Tuesday, January 26, 2010

Calling a Bluff?

Kevin Drum is trying to figure out the rationale for the spending freeze.

How about this: We've got those newly-converted deficit hawks hollering that the government is spending too much. So give them a spending freeze and watch them holler about their favorites being cut out.

Since President Obama seems to be willing to try to face up to some of the things we've been choosing to ignore for some time, maybe this is a way to point up that you can't have spending on everything and lower taxes too.

4 comments:

Anonymous said...

I think the problem is that the President has surrounded himself with academics and political people.

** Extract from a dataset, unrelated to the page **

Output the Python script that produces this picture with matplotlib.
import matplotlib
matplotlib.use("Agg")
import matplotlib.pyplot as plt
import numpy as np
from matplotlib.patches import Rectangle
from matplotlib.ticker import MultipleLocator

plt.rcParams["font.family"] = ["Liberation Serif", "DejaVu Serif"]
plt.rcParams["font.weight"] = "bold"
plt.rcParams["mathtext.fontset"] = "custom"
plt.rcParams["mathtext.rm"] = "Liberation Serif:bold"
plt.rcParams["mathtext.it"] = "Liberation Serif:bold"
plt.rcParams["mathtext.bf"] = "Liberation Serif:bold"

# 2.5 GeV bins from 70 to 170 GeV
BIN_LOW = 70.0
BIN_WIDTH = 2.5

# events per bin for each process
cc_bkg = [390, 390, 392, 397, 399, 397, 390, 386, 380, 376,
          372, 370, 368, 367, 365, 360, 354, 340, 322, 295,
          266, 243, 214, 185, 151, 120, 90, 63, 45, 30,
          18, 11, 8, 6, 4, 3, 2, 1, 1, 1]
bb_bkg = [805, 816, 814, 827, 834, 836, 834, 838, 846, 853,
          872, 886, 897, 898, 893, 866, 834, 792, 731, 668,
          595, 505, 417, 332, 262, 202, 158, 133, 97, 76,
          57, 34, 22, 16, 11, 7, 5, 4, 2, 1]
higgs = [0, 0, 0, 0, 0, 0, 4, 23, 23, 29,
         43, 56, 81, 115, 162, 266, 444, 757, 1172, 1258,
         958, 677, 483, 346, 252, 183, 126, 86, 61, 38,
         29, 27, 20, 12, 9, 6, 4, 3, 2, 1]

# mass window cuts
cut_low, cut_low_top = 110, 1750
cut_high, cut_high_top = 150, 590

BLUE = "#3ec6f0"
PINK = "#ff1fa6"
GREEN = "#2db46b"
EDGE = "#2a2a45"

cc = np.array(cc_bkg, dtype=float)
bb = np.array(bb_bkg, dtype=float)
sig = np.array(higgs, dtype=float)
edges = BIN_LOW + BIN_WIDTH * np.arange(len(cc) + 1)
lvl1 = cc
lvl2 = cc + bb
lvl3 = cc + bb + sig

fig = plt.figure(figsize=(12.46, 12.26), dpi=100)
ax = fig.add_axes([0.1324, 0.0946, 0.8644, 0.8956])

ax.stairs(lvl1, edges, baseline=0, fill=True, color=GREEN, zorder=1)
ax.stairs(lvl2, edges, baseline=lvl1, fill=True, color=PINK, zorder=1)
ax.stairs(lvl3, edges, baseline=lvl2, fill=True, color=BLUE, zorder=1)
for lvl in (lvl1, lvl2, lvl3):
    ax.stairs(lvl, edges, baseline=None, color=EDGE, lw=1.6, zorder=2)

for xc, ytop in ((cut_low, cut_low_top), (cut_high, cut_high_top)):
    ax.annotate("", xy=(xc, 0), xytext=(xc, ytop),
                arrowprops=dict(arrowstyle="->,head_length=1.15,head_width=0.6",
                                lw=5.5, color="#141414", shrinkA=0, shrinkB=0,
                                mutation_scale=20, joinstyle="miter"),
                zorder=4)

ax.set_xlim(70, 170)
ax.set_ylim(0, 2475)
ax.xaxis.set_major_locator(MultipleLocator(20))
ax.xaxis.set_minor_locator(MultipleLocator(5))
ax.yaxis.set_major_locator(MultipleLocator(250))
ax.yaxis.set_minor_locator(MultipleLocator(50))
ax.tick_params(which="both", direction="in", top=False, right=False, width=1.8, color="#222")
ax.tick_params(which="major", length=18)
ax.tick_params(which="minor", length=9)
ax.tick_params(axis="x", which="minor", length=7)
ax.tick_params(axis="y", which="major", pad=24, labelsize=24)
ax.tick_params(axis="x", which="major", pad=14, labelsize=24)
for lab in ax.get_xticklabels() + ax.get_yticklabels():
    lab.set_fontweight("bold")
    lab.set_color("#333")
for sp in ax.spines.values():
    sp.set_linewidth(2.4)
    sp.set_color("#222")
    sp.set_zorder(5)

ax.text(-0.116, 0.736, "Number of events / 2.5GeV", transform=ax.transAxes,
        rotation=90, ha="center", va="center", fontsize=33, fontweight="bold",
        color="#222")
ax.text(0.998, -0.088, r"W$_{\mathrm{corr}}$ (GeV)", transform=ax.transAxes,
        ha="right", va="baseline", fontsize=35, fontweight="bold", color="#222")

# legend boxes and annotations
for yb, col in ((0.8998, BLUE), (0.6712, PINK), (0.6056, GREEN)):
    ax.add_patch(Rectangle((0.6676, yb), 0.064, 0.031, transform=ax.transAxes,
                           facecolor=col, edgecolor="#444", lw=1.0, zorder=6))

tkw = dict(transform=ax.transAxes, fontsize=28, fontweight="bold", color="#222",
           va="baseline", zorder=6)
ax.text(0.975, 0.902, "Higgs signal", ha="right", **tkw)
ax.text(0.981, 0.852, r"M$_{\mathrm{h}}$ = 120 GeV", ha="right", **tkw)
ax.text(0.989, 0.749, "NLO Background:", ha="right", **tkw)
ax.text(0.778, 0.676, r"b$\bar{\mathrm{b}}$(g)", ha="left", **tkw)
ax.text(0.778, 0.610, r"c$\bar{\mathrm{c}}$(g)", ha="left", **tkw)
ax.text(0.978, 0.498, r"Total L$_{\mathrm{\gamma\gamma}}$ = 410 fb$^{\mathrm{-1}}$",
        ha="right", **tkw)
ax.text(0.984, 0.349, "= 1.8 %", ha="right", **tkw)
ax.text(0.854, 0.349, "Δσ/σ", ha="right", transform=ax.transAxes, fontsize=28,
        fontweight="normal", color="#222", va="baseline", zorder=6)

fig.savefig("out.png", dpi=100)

This seems like an obvious effort to stem the criticism of the huge increase in government spending with little to show for it, but I'm fairly certain this political move is only going to be counterproductive. It just proves to me the President has lost his connection with the electorate and is ensconced in the Washington political bubble.

Cheryl Rofer said...

Except this has very little to do with my post. I'm beginning to wonder if Andy is merely a troll for Republican memes.

Anonymous said...

Lower taxes and higher spending is classic Keynesian economics--it is usually associated with the FDR Democrats, as Ronald Reagan presaged supply-side economics. Bush was a Keynesian, not a supply-sider, so he's more inline with FDR Keynesianism than Reagan Republicans.

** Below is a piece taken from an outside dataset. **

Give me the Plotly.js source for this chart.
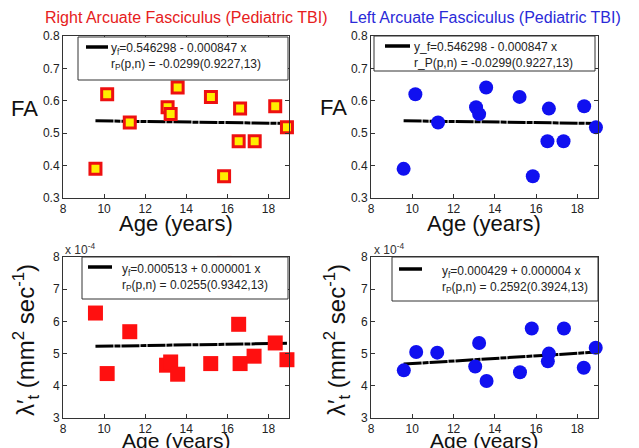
<!DOCTYPE html>
<html>
<head>
<meta charset="utf-8">
<script src="https://cdn.plot.ly/plotly-3.0.1.min.js"></script>
<style>html,body{margin:0;padding:0;background:#fff;}#chart{width:639px;height:448px;}</style>
</head>
<body>
<div id="chart"></div>
<script>
// ---- data ----
var ageRight = [9.58, 10.15, 11.25, 13.09, 13.24, 13.58, 15.2, 15.84, 16.55, 16.62, 17.33, 18.33, 18.9];
var faRight  = [0.39, 0.62, 0.533, 0.58, 0.559, 0.641, 0.612, 0.367, 0.475, 0.576, 0.475, 0.583, 0.518];
var ageLeft  = [9.58, 10.15, 11.25, 13.09, 13.24, 13.58, 15.2, 15.84, 16.55, 16.62, 17.33, 18.33, 18.9];
var faLeft   = [0.39, 0.62, 0.533, 0.58, 0.559, 0.641, 0.612, 0.367, 0.475, 0.576, 0.475, 0.583, 0.518];
// lambda values in units of 1e-4 mm^2/s
var ageRightL = [9.58, 10.15, 11.25, 13.04, 13.24, 13.58, 15.19, 15.84, 16.55, 16.62, 17.3, 18.33, 18.9];
var lamRight  = [6.26, 4.38, 5.68, 4.64, 4.74, 4.36, 4.69, 7.8, 5.91, 4.69, 4.92, 5.33, 4.81];
var ageLeftL  = [9.59, 10.19, 11.21, 13.05, 13.24, 13.6, 15.22, 15.79, 16.57, 16.62, 17.35, 18.31, 18.89];
var lamLeft   = [4.48, 5.05, 5.03, 4.6, 5.33, 4.15, 4.42, 5.78, 4.76, 5.0, 5.78, 4.56, 5.18];
// fit coefficients [intercept, slope]
var fitFA_R = [0.546298, -0.000847];
var fitFA_L = [0.546298, -0.000847];
var fitLam_R = [0.000513, 0.000001];
var fitLam_L = [0.000429, 0.000004];
var lamScale = 1e4;
var fitRange = [9.58, 18.9];
// texts
var titleRight = 'Right Arcuate Fasciculus (Pediatric TBI)';
var titleLeft  = 'Left Arcuate Fasciculus (Pediatric TBI)';
var legFA_R  = 'y<sub>f</sub>=0.546298 - 0.000847 x<br>r<sub>P</sub>(p,n) = -0.0299(0.9227,13)';
var legFA_L  = 'y_f=0.546298 - 0.000847 x<br>r_P(p,n) = -0.0299(0.9227,13)';
var legLam_R = 'y<sub>f</sub>=0.000513 + 0.000001 x<br>r<sub>P</sub>(p,n) = 0.0255(0.9342,13)';
var legLam_L = 'y<sub>f</sub>=0.000429 + 0.000004 x<br>r<sub>P</sub>(p,n) = 0.2592(0.3924,13)';
var xTicks = [8, 10, 12, 14, 16, 18];
var faTicks = [0.3, 0.4, 0.5, 0.6, 0.7, 0.8];
var lamTicks = [3, 4, 5, 6, 7, 8];

// ---- helpers ----
var W = 639, H = 448;
function px(x){ return x / W; }
function py(y){ return 1 - y / H; }
function fitLine(c, scale){
  scale = scale || 1;
  return fitRange.map(function(x){ return (c[0] + c[1]*x) * scale; });
}

var font = 'Liberation Sans, Arial, sans-serif';
var red = '#ff1010', blue = '#1010f0';
var fitStyle = {color:'#000', width:3, dash:'18px,1px,6px,1px'};

var traces = [
  {x: fitRange, y: fitLine(fitFA_R), xaxis:'x', yaxis:'y', mode:'lines', line:fitStyle, hoverinfo:'skip'},
  {x: ageRight, y: faRight, xaxis:'x', yaxis:'y', mode:'markers', cliponaxis:false,
   marker:{symbol:'square', size:11, color:'#ffee00', line:{color:'#ee1010', width:3}}},
  {x: fitRange, y: fitLine(fitFA_L), xaxis:'x2', yaxis:'y2', mode:'lines', line:fitStyle, hoverinfo:'skip'},
  {x: ageLeft, y: faLeft, xaxis:'x2', yaxis:'y2', mode:'markers', cliponaxis:false,
   marker:{symbol:'circle', size:14, color:blue, line:{width:0}}},
  {x: fitRange, y: fitLine(fitLam_R, lamScale), xaxis:'x3', yaxis:'y3', mode:'lines', line:fitStyle, hoverinfo:'skip'},
  {x: ageRightL, y: lamRight, xaxis:'x3', yaxis:'y3', mode:'markers', cliponaxis:false,
   marker:{symbol:'square', size:15, color:red, line:{width:0}}},
  {x: fitRange, y: fitLine(fitLam_L, lamScale), xaxis:'x4', yaxis:'y4', mode:'lines', line:fitStyle, hoverinfo:'skip'},
  {x: ageLeftL, y: lamLeft, xaxis:'x4', yaxis:'y4', mode:'markers', cliponaxis:false,
   marker:{symbol:'circle', size:14, color:blue, line:{width:0}}}
];

function xax(dom, anchor){
  return {domain: dom, anchor: anchor, range:[8,19], tickvals: xTicks, ticks:'inside', ticklen:4,
    showline:true, mirror:'ticks', linecolor:'#333', linewidth:1, showgrid:false, zeroline:false,
    tickfont:{family:font, size:12, color:'#222'}, tickcolor:'#333'};
}
function yax(dom, anchor, range, tv){
  return {domain: dom, anchor: anchor, range: range, tickvals: tv, ticks:'inside', ticklen:4,
    showline:true, mirror:'ticks', linecolor:'#333', linewidth:1, showgrid:false, zeroline:false,
    tickfont:{family:font, size:12, color:'#222'}, tickcolor:'#333'};
}

var dxL = [px(63), px(289)], dxR = [px(371), px(598)];
var dyT = [py(198), py(36)], dyB = [py(418), py(257)];

var shapes = [];
var annotations = [];
function legendBox(x0, y0, x1, y1, lx0, lx1, ly, tx, ty, text){
  shapes.push({type:'rect', xref:'paper', yref:'paper', x0:px(x0), x1:px(x1), y0:py(y1), y1:py(y0),
    line:{color:'#333', width:1}, fillcolor:'#fff', layer:'above'});
  shapes.push({type:'line', xref:'paper', yref:'paper', x0:px(lx0), x1:px(lx1), y0:py(ly), y1:py(ly),
    line:{color:'#000', width:3.5}, layer:'above'});
  annotations.push({xref:'paper', yref:'paper', x:px(tx), y:py(ty), xanchor:'left', yanchor:'middle',
    text:text, showarrow:false, align:'left', font:{family:font, size:12, color:'#222'}});
}
legendBox(78, 37, 288, 80, 86, 108, 47, 109, 57, legFA_R);
legendBox(374, 36, 595, 71, 385, 410, 46, 412, 55, legFA_L);
legendBox(82, 257, 288, 299, 88, 112, 267, 120, 277, legLam_R);
legendBox(392, 257, 598, 301, 399, 422, 269, 440, 279, legLam_L);

function ann(x, y, text, size, color, angle){
  annotations.push({xref:'paper', yref:'paper', x:px(x), y:py(y), xanchor:'center', yanchor:'middle',
    text:text, showarrow:false, textangle: angle || 0, font:{family:font, size:size, color:color}});
}
ann(186, 17, titleRight, 16, '#e62020');
ann(485, 17, titleLeft, 16, '#2a2ad8');
ann(24, 108, 'FA', 22, '#111');
ann(333, 107, 'FA', 22, '#111');
ann(176, 223, 'Age (years)', 22, '#111');
ann(484, 223, 'Age (years)', 22, '#111');
ann(176, 440, 'Age (years)', 21, '#111');
ann(484, 440, 'Age (years)', 21, '#111');
ann(26, 340, 'λ′<sub>t</sub> (mm<sup>2</sup> sec<sup>-1</sup>)', 24, '#111', -90);
ann(337, 340, 'λ′<sub>t</sub> (mm<sup>2</sup> sec<sup>-1</sup>)', 24, '#111', -90);
ann(80, 249, 'x 10<sup>-4</sup>', 12, '#333');
ann(389, 249, 'x 10<sup>-4</sup>', 12, '#333');

var layout = {
  width: W, height: H, margin:{l:0, r:0, t:0, b:0},
  paper_bgcolor:'#fff', plot_bgcolor:'#fff', showlegend:false,
  xaxis: xax(dxL, 'y'), yaxis: yax(dyT, 'x', [0.3, 0.8], faTicks),
  xaxis2: xax(dxR, 'y2'), yaxis2: yax(dyT, 'x2', [0.3, 0.8], faTicks),
  xaxis3: xax(dxL, 'y3'), yaxis3: yax(dyB, 'x3', [3, 8], lamTicks),
  xaxis4: xax(dxR, 'y4'), yaxis4: yax(dyB, 'x4', [3, 8], lamTicks),
  shapes: shapes, annotations: annotations
};
Plotly.newPlot('chart', traces, layout, {displayModeBar:false, staticPlot:true});
</script>
</body>
</html>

The problem with Obama's spending bill is that he was trying to time the spending to the 2010 election. Instead of keeping unemployment low in 2009, he let it get above 8% so he could try to take credit for a recovery in 2010. It was a huge mistake.

A spending freeze would probably hurt.

Anonymous said...

Cheryl,

Ok, rereading what I wrote I see that I didn't explain myself well. So here's my theory behind the "freeze" that I hope is a bit clearer:

I think the motivation is primarily political in the sense that the President wants to address public concern about the deficit. However, this proposal has two problems. To begin with, it's small enough that it could hurt the economy in the short term while doing nothing substantive about long-term fiscal unsustainability (See Krugman and Delong). Secondly, it's likely to be counterproductive politically, especially if it's a major part of the SOTU speech. It won't gain him much, if any GoP support, it's unlikely to garner significant independent support, and the suggestion has already angered much of his base. So I'm left wondering what the political upside is.

Now, tying into my previous comment, it seems to me this is indicative of a lot of problems the President's had lately and I do think his advisers are part of the problem. People are worried about their jobs much more than deficits and making this freeze a "major component" of the SOTU speech is problematic IMO.

Ok, I'm off to meet my GoP handlers to continue the great conspiracy to troll this blog. That was a joke, in case you were wondering.